El Camino

El Camino
During summer 2014, after much research and anticipation, my roommates and I set out on a two week hike across Northern Spain, walking El Camino de Santiago, the pilgrimage known as "The Way of St. James". 
Check out some background for the Camino

The entire trek from Saint Jean-Pied-de-Port, France to Santiago, Spain can take upwards of 40 days to complete so we opted for a lighter version, walking from Pamplona to Logroño and then hoping on a bus before walking from Sarria to Santiago. All of that took about 12 days.

The Preface
My roommates were the ones who were planning for this trip for months, and I thought it was a cool idea but I just "didn't have the time" to backpack across Spain. Jobs decisions were made and all of a sudden I wasn't moving to a new city and I had the entire summer off, so I began to reconsider. 

I watched the movie "The Way" with Martin Sheen and I was convinced that this was a trip I needed to take (I highly recommend it, it is on Netflix!).

I went into the trip not knowing what to expect. We booked flights, researched hostels and had a tentative itinerary. I prepared gear-wise, got all my supplies, got my hiking boots broken in and borrowed a backpack. 
Backpack I SHOULD have taken...I took a larger one.
(side note to anyone considering doing this or any other long distance hike: GET YOUR BACKPACK FITTED CORRECTLY. I just borrowed my brothers, and while it 'worked' I could have avoided some significant discomfort if mine was fitted correctly).

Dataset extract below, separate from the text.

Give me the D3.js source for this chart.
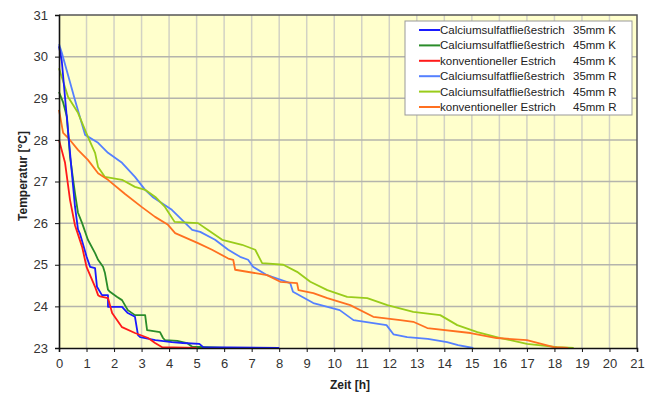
<!DOCTYPE html>
<html>
<head>
<meta charset="utf-8">
<script src="https://cdn.jsdelivr.net/npm/d3@7"></script>
<style>
  body { margin: 0; background: #fff; }
  text { font-family: "Liberation Sans", Arial, sans-serif; }
  .grid line { stroke: #c4c4bc; stroke-width: 1.5; }
  .tick text { fill: #333; font-size: 13px; }
</style>
</head>
<body>
<div id="wrapper"></div>
<script>
// series: hours and temperatures
const seriesNames = [
  'Calciumsulfatfließestrich', 'Calciumsulfatfließestrich', 'konventioneller Estrich',
  'Calciumsulfatfließestrich', 'Calciumsulfatfließestrich', 'konventioneller Estrich'
]
const seriesSuffix = ['35mm K', '45mm K', '45mm K', '35mm R', '45mm R', '45mm R']
const seriesColors = ['#1a1aff', '#2a8c2a', '#ff1a1a', '#5580ff', '#99cc1a', '#ff7020']

const hours35K = [0, 0.1, 0.33, 0.58, 0.69, 0.76, 1.0, 1.13, 1.31, 1.38, 1.56, 1.78, 1.78, 2.29, 2.5, 2.76, 2.87, 2.95, 3.5, 4.1, 4.5, 5.1, 5.24, 8.0]
const temps35K = [30.25, 29.9, 28.2, 26.4, 25.85, 25.75, 25.2, 24.95, 24.92, 24.47, 24.27, 24.27, 23.99, 23.99, 23.84, 23.75, 23.31, 23.26, 23.19, 23.14, 23.12, 23.1, 23.02, 23.0]

const hours45K = [0, 0.15, 0.29, 0.4, 0.58, 0.69, 0.84, 1.05, 1.31, 1.42, 1.6, 1.67, 1.78, 1.85, 2.1, 2.29, 2.5, 2.76, 3.13, 3.2, 3.67, 3.78, 3.85, 4.3, 4.65, 4.84, 6.1]
const temps45K = [29.15, 28.9, 28.55, 27.6, 26.72, 26.25, 26.0, 25.6, 25.28, 25.12, 24.95, 24.8, 24.4, 24.35, 24.23, 24.15, 23.91, 23.79, 23.79, 23.43, 23.38, 23.24, 23.19, 23.17, 23.12, 23.03, 23.0]

const hoursKonvK = [0, 0.22, 0.4, 0.58, 0.84, 1.0, 1.31, 1.42, 1.49, 1.78, 1.93, 2.29, 2.76, 3.24, 3.49, 3.75, 5.0]
const tempsKonvK = [28.0, 27.45, 26.56, 25.95, 25.43, 24.95, 24.47, 24.27, 24.24, 24.2, 23.84, 23.5, 23.36, 23.24, 23.12, 23.02, 23.0]

const hours35R = [0, 0.1, 0.58, 0.95, 1.42, 1.78, 2.29, 2.76, 3.13, 3.4, 4.1, 4.84, 5.13, 5.67, 6.15, 6.58, 6.87, 7.05, 7.56, 8.4, 8.5, 9.24, 10.2, 10.7, 11.9, 12.15, 12.65, 13.4, 14.1, 14.5, 15.05]
const temps35R = [30.3, 30.1, 28.96, 28.12, 27.93, 27.69, 27.45, 27.11, 26.8, 26.63, 26.32, 25.84, 25.79, 25.6, 25.36, 25.19, 25.12, 24.95, 24.75, 24.56, 24.35, 24.08, 23.91, 23.67, 23.55, 23.33, 23.26, 23.22, 23.14, 23.07, 23.0]

const hours45R = [0, 0.33, 0.69, 1.05, 1.31, 1.42, 1.67, 2.29, 2.76, 3.13, 3.5, 3.85, 4.2, 5.05, 5.4, 5.93, 6.65, 7.13, 7.38, 8.15, 8.65, 9.13, 9.75, 10.47, 11.2, 11.93, 12.87, 13.85, 14.47, 15.2, 16.04, 17.0, 18.1, 18.7]
const temps45R = [29.72, 29.03, 28.65, 28.07, 27.69, 27.35, 27.11, 27.04, 26.87, 26.8, 26.63, 26.39, 26.03, 26.0, 25.84, 25.6, 25.48, 25.36, 25.04, 25.0, 24.83, 24.59, 24.39, 24.23, 24.2, 24.03, 23.87, 23.79, 23.55, 23.38, 23.24, 23.1, 23.02, 23.0]

const hoursKonvR = [0, 0.15, 0.33, 0.69, 1.05, 1.42, 1.78, 2.4, 3.0, 3.49, 3.96, 4.22, 5.05, 5.56, 6.15, 6.33, 6.4, 7.56, 8.04, 8.65, 8.7, 9.24, 9.75, 10.58, 11.42, 12.4, 12.87, 13.38, 14.95, 15.9, 17.0, 17.98, 18.5]
const tempsKonvR = [28.72, 28.17, 28.05, 27.76, 27.52, 27.2, 27.04, 26.7, 26.39, 26.15, 25.96, 25.76, 25.52, 25.36, 25.15, 25.12, 24.88, 24.75, 24.59, 24.56, 24.39, 24.32, 24.2, 24.03, 23.75, 23.67, 23.63, 23.48, 23.36, 23.24, 23.19, 23.02, 23.0]

const seriesHours = [hours35K, hours45K, hoursKonvK, hours35R, hours45R, hoursKonvR]
const seriesTemps = [temps35K, temps45K, tempsKonvK, temps35R, temps45R, tempsKonvR]

const xTicks = d3.range(0, 22)
const yTicks = d3.range(23, 32)

async function drawChart() {
  let dimensions = {
    width: 648,
    height: 394,
    margin: { top: 15, right: 11, bottom: 46, left: 59 }
  }
  dimensions.boundedWidth = dimensions.width - dimensions.margin.left - dimensions.margin.right
  dimensions.boundedHeight = dimensions.height - dimensions.margin.top - dimensions.margin.bottom

  const wrapper = d3.select('#wrapper')
    .append('svg')
      .attr('width', dimensions.width)
      .attr('height', dimensions.height)

  const bounds = wrapper.append('g')
    .attr('transform', `translate(${dimensions.margin.left},${dimensions.margin.top})`)

  const xScale = d3.scaleLinear().domain([0, 21]).range([0, dimensions.boundedWidth])
  const yScale = d3.scaleLinear().domain([23, 31]).range([dimensions.boundedHeight, 0])

  // plot background
  bounds.append('rect')
    .attr('width', dimensions.boundedWidth)
    .attr('height', dimensions.boundedHeight)
    .attr('fill', '#ffffcc')

  // grid
  const grid = bounds.append('g').attr('class', 'grid')
  grid.selectAll('.vline').data(xTicks.slice(1, -1)).enter().append('line')
    .attr('x1', d => xScale(d)).attr('x2', d => xScale(d))
    .attr('y1', 0).attr('y2', dimensions.boundedHeight)
    .style('stroke', '#d2d2c4')
  grid.selectAll('.hline').data(yTicks.slice(1, -1)).enter().append('line')
    .attr('x1', 0).attr('x2', dimensions.boundedWidth)
    .attr('y1', d => yScale(d)).attr('y2', d => yScale(d))
    .style('stroke', '#b4b4ac')

  // frame top/right
  bounds.append('path')
    .attr('d', `M0,0H${dimensions.boundedWidth}V${dimensions.boundedHeight}`)
    .attr('fill', 'none')
    .attr('stroke', '#555')
    .attr('stroke-width', 1.5)

  // lines
  const lineGenerator = d3.line()
    .x(d => xScale(d[0]))
    .y(d => yScale(d[1]))

  const order = [3, 4, 5, 1, 0, 2]
  order.forEach(i => {
    const pts = seriesHours[i].map((h, j) => [h, seriesTemps[i][j]])
    bounds.append('path')
      .attr('d', lineGenerator(pts))
      .attr('fill', 'none')
      .attr('stroke', seriesColors[i])
      .attr('stroke-width', 1.8)
      .attr('stroke-linejoin', 'round')
  })

  // axes
  const xAxis = bounds.append('g')
    .attr('transform', `translate(0,${dimensions.boundedHeight})`)
    .call(d3.axisBottom(xScale).tickValues(xTicks).tickSize(4).tickPadding(7))
  const yAxis = bounds.append('g')
    .call(d3.axisLeft(yScale).tickValues(yTicks).tickSize(4).tickPadding(7))
  ;[xAxis, yAxis].forEach(a => {
    a.select('.domain').attr('stroke', '#111').attr('stroke-width', 1.6)
    a.selectAll('.tick line').attr('stroke', '#111')
    a.selectAll('.tick text').attr('font-family', null).attr('font-size', null)
  })

  // axis titles
  wrapper.append('text')
    .attr('x', 350).attr('y', 389)
    .attr('text-anchor', 'middle')
    .style('font-size', '12px').style('font-weight', 'bold').style('fill', '#222')
    .text('Zeit [h]')
  wrapper.append('text')
    .attr('transform', 'translate(27,176) rotate(-90)')
    .attr('text-anchor', 'middle')
    .style('font-size', '12px').style('font-weight', 'bold').style('fill', '#222')
    .text('Temperatur [°C]')

  // legend
  const legend = wrapper.append('g').attr('transform', 'translate(405,21)')
  legend.append('rect')
    .attr('width', 227).attr('height', 94)
    .attr('fill', '#fff').attr('stroke', '#999').attr('stroke-width', 1)
  seriesNames.forEach((name, i) => {
    const row = legend.append('g').attr('transform', `translate(0,${9 + i * 15.4})`)
    row.append('line')
      .attr('x1', 14).attr('x2', 35)
      .attr('stroke', seriesColors[i]).attr('stroke-width', 2)
    row.append('text')
      .attr('x', 35).attr('dy', '0.35em')
      .style('font-size', '11.5px').style('fill', '#222')
      .text(name)
    row.append('text')
      .attr('x', 168).attr('dy', '0.35em')
      .style('font-size', '11.5px').style('fill', '#222')
      .text(seriesSuffix[i])
  })
}
drawChart()
</script>
</body>
</html>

We discovered quickly that this wasn't the type of trip you could really plan the day to day for, which I'll go into later. The parents at home weren't thrilled with the loose scheduling of our trip, but we convinced them it was a good idea, packed up our packs and headed to Spain!

The Way
After a two day stay in Pamplona during San Fermin (The Running of the Bulls), we headed out.

We hike about 20-25 km a day (12-15 miles) through the "rolling" hills of Northern Spain, passing in and out of little villages and towns with various degrees of mountainous land, forest and rural plains. We would drag into our destination town every afternoon and find open beds at an albergue (pilgrim hostel). We didn't camp at all, so for anywhere between a donation to 10 Euros we had a bed, access to a shower and a kitchen, and sometimes dinner! It was a pretty cool set up, and we stayed in albergues ranging from converted monasteries that could hold over 100 pilgrims to tiny parish hostels that slept 14 and were run by volunteers. We had great experiences at some and not so great experiences at others. But it was often the same routine after finding a hostel. Register, shower, nap, explore, eat dinner, prepare for tomorrow, sleep. Sleep by 9 and up by 6. The day to day was rough, both physically and mentally exhausting. We met some amazing people from all over the world on the trail, all of whom had "character" names. There were tears of laughter and tears of pain, lots of blisters and lots of laughs, deep conversations and long periods of silence. The camino was in the moment. You dealt with what you were given, at that time, whether you were given energy to walk and talk or whether you were given solace to reflect. There are so many stories and so many memories, but I'll just leave a few pictures for now.
Sunflower field outside of Pamplona

Rocking the leg brace tan
Camino trail selfies
Basque Country side
130 miles later.....
Official Compostela 


We finally made it to the city of St. James a few days before his feast day. We CRASHED before making our way to the square outside of the Cathedral, the final stop on the Camino.

We explored the city, turned in our Credencial del Perigrinos (our "passport" stamp book of El Camino) in order to get our official Compostelas (certificate) and ate a GLORIOUS dinner.
We explored the city a lot and attended the Pilgrim's mass the next day to celebrate what brought us on this journey...St. James and his journey with Christ. It was a blessed experience.


Santiago is about 90 km from the coast, so some pilgrims continue their walk to the coast, to the town of Finisterre, which translates roughly to mean "End of the Earth". From a point at the lighthouse, you can look out a just see receding coastlines behind you and the Atlantic in front of you. Ancient travelers believed they had walked to the world's end at this point. One of my friends and I took the bus there for the day and spent our time eating and reading on the beach, hiking to the lighthouse and marveling at the views, and then some naps and more eating. Even though Santiago was the end of our walk, Finisterre was the end of the "journey" and was a peaceful way to reflect on the experience that had just passed.